You have powered your copy and website for optimal conversions. Your sales funnel is immaculate and leads the customer to the ultimate goal without a single hiccup. You propose different checkout options and juicy incentives along the way. Yet your cart abandonment rate is still too high.
And you are not alone here. According to recent research, the average cart abandonment rate among ecommerce companies is a whopping 68.63%.
The question is – how do you deal with it? Instead of using one quick fix, try looking deeper into the root of the problem – why do customers leave their goodies in the first place and how you can break this vicious pattern? Here are 3 solid strategies that can help your ecommerce business:
Optimize For Mobile
Mobile commerce is close to hitting $79 billion in revenue by the end of the year and pass the $284 billion benchmark by the end of 2020. However, the overall customer experience, in this case, is far from being great.
According to another research done by BI Intelligence, the conversion rates for mobile checkout are still low due to poor optimization. Customers use various devices to access the store, yet in most cases, it's harder to find the product details and finalize the purchase on a smaller screen.
Additionally, a lot of users prefer to browse goods on their mobile and later transfer to a laptop or tablet to finalize the purchase (or forget/ditch it)
So, how do you reduce the cart abandonment rate in this case?
- Responsive design is a must. Most visitors will leave the checkout page, which requires them to pitch and zoom.
- Simplify your mobile design – make the key buttons bigger; remove distractive form fields and consider creating a shorter checkout flow.
- Break checkout page into multiple steps e.g. billing, shipping, and confirmation.
- Offer auto-detect, auto-fill support to make filling forms faster and simpler.
Jiri Maly, Head of International Marketing at Alza also suggests the following tip:
“If you are still optimizing your mobile experience and cannot reduce the checkout form steps, consider offering your customer the ability to save their order details and receive a summary email to finalize the payment via desktop. This option should come as an alternative to creating an account, which isn’t often great from mobile either, and has proved to reduce the abandonment rate in our case.”
Facilitate Future/Delayed Purchases
Again, taking into account that most people just browse not actually shop from their portable devices, think about the ways of how you can retain them for future purchases. Emailing order summary is just one trick to try.
Here’s another one – offer a “wish list/save for later” feature.
A user should be able to add an item to their list without being requested to create an account or login – that could be done later via a desktop device. A “wish list” gives you a second chance to capture a sale, which the customer decided to postpone for some reasons.
Make one step further and blend in the urgency component:
- Allow saving items for a limited time e.g. 30-60 days.
- Follow up via email when a saved item is low in stock.
- Follow up once or twice via email to remind about the saved items.

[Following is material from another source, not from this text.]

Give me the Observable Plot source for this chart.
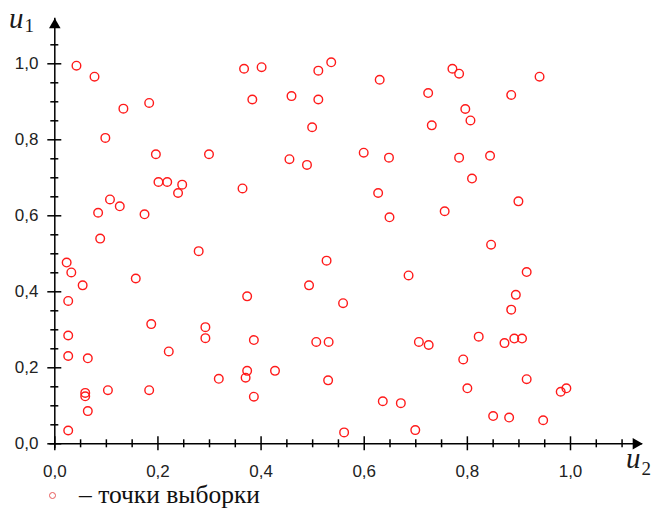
<!DOCTYPE html>
<html><head><meta charset="utf-8">
<script src="https://cdn.jsdelivr.net/npm/d3@7"></script>
<script src="https://cdn.jsdelivr.net/npm/@observablehq/plot@0.6"></script>
<style>
body{margin:0;background:#fff;overflow:hidden;}
#chart{position:relative;width:652px;}
.legend{position:relative;width:652px;height:23px;font-family:"Liberation Serif","Times New Roman",serif;font-size:25.5px;line-height:26px;color:#111;}
.legend .sw{position:absolute;left:49px;top:6px;width:5px;height:5px;border:1px solid #e85a5a;border-radius:50%;}
.legend .lt{position:absolute;left:79px;top:-4.4px;white-space:nowrap;}
</style></head><body>
<div id="chart"></div>
<div class="legend"><span class="sw"></span><span class="lt">– точки выборки</span></div>
<script>
// sample points (u2 horizontal, u1 vertical)
const u2 = [0.042,0.077,0.133,0.183,0.098,0.196,0.299,0.367,0.401,0.511,
            0.536,0.630,0.383,0.459,0.511,0.499,0.455,0.489,0.599,0.648,
            0.771,0.784,0.940,0.724,0.885,0.796,0.806,0.731,0.784,0.844,
            0.201,0.218,0.247,0.239,0.107,0.126,0.084,0.174,0.088,0.279,
            0.023,0.032,0.157,0.054,0.026,0.364,0.627,0.649,0.527,0.686,
            0.493,0.373,0.559,0.809,0.899,0.756,0.846,0.915,0.894,0.885,
            0.187,0.292,0.292,0.026,0.221,0.026,0.064,0.318,0.059,0.059,
            0.103,0.183,0.064,0.026,0.386,0.507,0.531,0.706,0.373,0.370,
            0.427,0.530,0.386,0.636,0.671,0.561,0.699,0.725,0.822,0.872,
            0.891,0.906,0.792,0.915,0.800,0.981,0.992,0.850,0.881,0.947];
const u1 = [0.995,0.966,0.882,0.897,0.805,0.762,0.762,0.987,0.991,0.982,
            1.004,0.958,0.906,0.915,0.906,0.833,0.749,0.734,0.766,0.753,
            0.987,0.974,0.966,0.923,0.918,0.881,0.851,0.838,0.753,0.758,
            0.689,0.689,0.682,0.660,0.643,0.625,0.608,0.604,0.540,0.507,
            0.477,0.451,0.435,0.417,0.376,0.672,0.660,0.596,0.482,0.443,
            0.417,0.388,0.370,0.698,0.638,0.612,0.524,0.452,0.392,0.353,
            0.315,0.307,0.278,0.285,0.243,0.231,0.225,0.171,0.134,0.125,
            0.141,0.141,0.086,0.035,0.273,0.268,0.268,0.268,0.192,0.174,
            0.192,0.167,0.124,0.112,0.107,0.030,0.036,0.260,0.282,0.265,
            0.277,0.277,0.222,0.170,0.146,0.137,0.146,0.073,0.069,0.062];

const xMajor = [0, 0.2, 0.4, 0.6, 0.8, 1.0];
const xLabels = ["0,0", "0,2", "0,4", "0,6", "0,8", "1,0"];
const xMinor = [0.05,0.1,0.15,0.25,0.3,0.35,0.45,0.5,0.55,0.65,0.7,0.75,0.85,0.9,0.95,1.05,1.1];
const yMajor = [0, 0.2, 0.4, 0.6, 0.8, 1.0];
const yLabels = ["0,0", "0,2", "0,4", "0,6", "0,8", "1,0"];
const yMinor = [0.05,0.1,0.15,0.25,0.3,0.35,0.45,0.5,0.55,0.65,0.7,0.75,0.85,0.9,0.95,1.05];
const xMax = 1.14, yMax = 1.12;

const pts = u2.map((x, i) => ({u2: x, u1: u1[i]}));
const fx = d => xLabels[xMajor.indexOf(d)];
const fy = d => yLabels[yMajor.indexOf(d)];

const plot = Plot.plot({
  width: 652, height: 486,
  marginLeft: 54.3, marginRight: 9.8, marginTop: 17.7, marginBottom: 42.7,
  x: {domain: [0, xMax], label: null},
  y: {domain: [0, yMax], label: null},
  style: {fontFamily: "'Liberation Sans', Arial, sans-serif", fontSize: "17px", color: "#222", background: "#fff"},
  marks: [
    Plot.ruleY([0], {x1: 0, x2: xMax, insetLeft: -5, stroke: "#000", strokeWidth: 1.5}),
    Plot.ruleX([0], {y1: yMax, y2: 0, insetBottom: -5, stroke: "#000", strokeWidth: 1.5}),
    Plot.ruleX(xMinor, {x: d => d, y1: 0, y2: 0, insetTop: -4, insetBottom: -4, stroke: "#000", strokeWidth: 1.5}),
    Plot.ruleX(xMajor, {x: d => d, y1: 0, y2: 0, insetTop: -7, insetBottom: -7, stroke: "#000", strokeWidth: 1.5}),
    Plot.ruleY(yMinor, {y: d => d, x1: 0, x2: 0, insetLeft: -4, insetRight: -4, stroke: "#000", strokeWidth: 1.5}),
    Plot.ruleY(yMajor, {y: d => d, x1: 0, x2: 0, insetLeft: -7, insetRight: -7, stroke: "#000", strokeWidth: 1.5}),
    Plot.dot([yMax], {x: 0, y: d => d, symbol: "triangle", r: 4.3, fill: "#000", stroke: "none", dy: 6.67}),
    Plot.dot([xMax], {x: d => d, y: 0, symbol: "triangle", r: 4.3, fill: "#000", stroke: "none", rotate: 90, dx: -6.67}),
    Plot.axisX(xMajor, {tickSize: 0, tickPadding: 21, tickFormat: fx, label: null, color: "#222"}),
    Plot.axisY(yMajor, {tickSize: 0, tickPadding: 16.3, tickFormat: fy, label: null, color: "#222"}),
    Plot.dot(pts, {x: "u2", y: "u1", r: 4.3, stroke: "#ff1a1a", strokeWidth: 1.4, fill: "none"})
  ]
});
document.getElementById("chart").appendChild(plot);

const svg = d3.select(plot);
function axisTitle(x, y, sub, subDy) {
  const t = svg.append("text").attr("x", x).attr("y", y)
    .attr("text-anchor", "start")
    .attr("font-family", "'Liberation Serif','Times New Roman',serif")
    .attr("fill", "#1a1a1a");
  t.append("tspan").attr("font-style", "italic").attr("font-size", 29).text("u");
  t.append("tspan").attr("font-size", 19).attr("dx", 1).attr("dy", subDy).text(sub);
}
axisTitle(9, 28, "1", 4);
axisTitle(626, 468, "2", 7);
</script>
</body></html>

Don’t Forget About Those Reminders
Your game isn’t lost yet if the customer placed some goodies in their cart, yet left without checking out. Email reminder campaigns are an excellent way to reinforce the deal in this case.
Here are some essential tips for creating efficient email reminder copies:
- Don’t follow-up the same day. Give them at least 1-3 days to think about it.
- Create a catchy email subject line, which clearly states that there are some goods left in their cart.
- Include attractive bright visuals of their goods.
- Keep the copy customer-centric and friendly. You can blend in the sense of urgency/scarcity to mention that the goods are almost gone.
- Include a prominent Call to Action linked directly to the shopping cart.
- Mention the exact time and date when their deal will expire.
Additionally, you may want to chase them up with a special, time-sensitive discount for their purchase or another perk like free shipping or coupon code for the next purchase. However, be careful here and don’t undermine the value of your goods and your store image. Don’t shell out too many discounts and keep this strategy just for the first-time buyers only.